Childhood. I grew up in the Richmond but went to school in Chinatown until I was in eighth grade. My parents have a store there called Wycen (opens in new tab), where they sell Chinese sausage. My uncle used to own a restaurant there called Oriental Pearl, where we’d go and get mango pudding. I also loved the glutinous rice balls with black sesame in syrup — so that was the first one that we started with. And we were like, how can we do a black sesame version of a kouign-amann?

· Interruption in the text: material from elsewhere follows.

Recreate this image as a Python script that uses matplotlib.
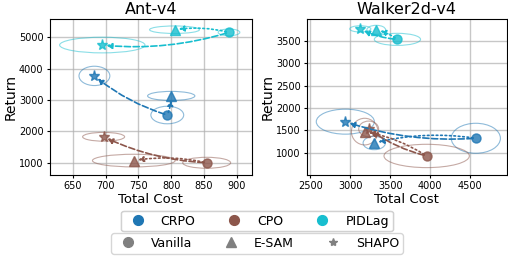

B Patisserie’s 2025 Lunar New Year kouign-amann | Source: Lauren Saria

So you come from food-industry stock.

Yeah, when I started doing pop-ups 14 years ago while I was still working at Manresa [the three-Michelin starred restaurant in Los Gatos], I was baking in my parents’ factory in San Leandro. 

What new items are cooking up this year?

We’re doing a play on nian gao, a brown-sugar glutinous rice cake, which is traditional for Chinese New Year. I make sure to say it’s “our version,” because people might compare it, and I hate that. Our take is more like a butter mochi.

I hear you’re doing a savory box for the first time.

Yes, we’ve never done it. It will include a kouign-amann made with Yank Sing’s hot sauce, which is one of the best, but it hasn’t been available for like 10 years. We’ll also sell the hot sauce.

What does it feel like to see so many pastry chefs using Chinese flavors now?

It’s really cool because it’s my culture, but everyone’s doing it with their own style. Even my friend Nico [Delaroque] from Maison Nico is — we worked at Manresa together. I saw he did a galette de rois with black sesame. I was like, “Oh, that’s cool! I hadn’t seen that idea.”

What did your parents think when you started all this?

They were like, “Are you crazy? You sell that mango pudding for $8?” And I was like, “Yeah, people buy it.” But you know, it’s funny. Compared to other bakeries, we’re still pretty inexpensive.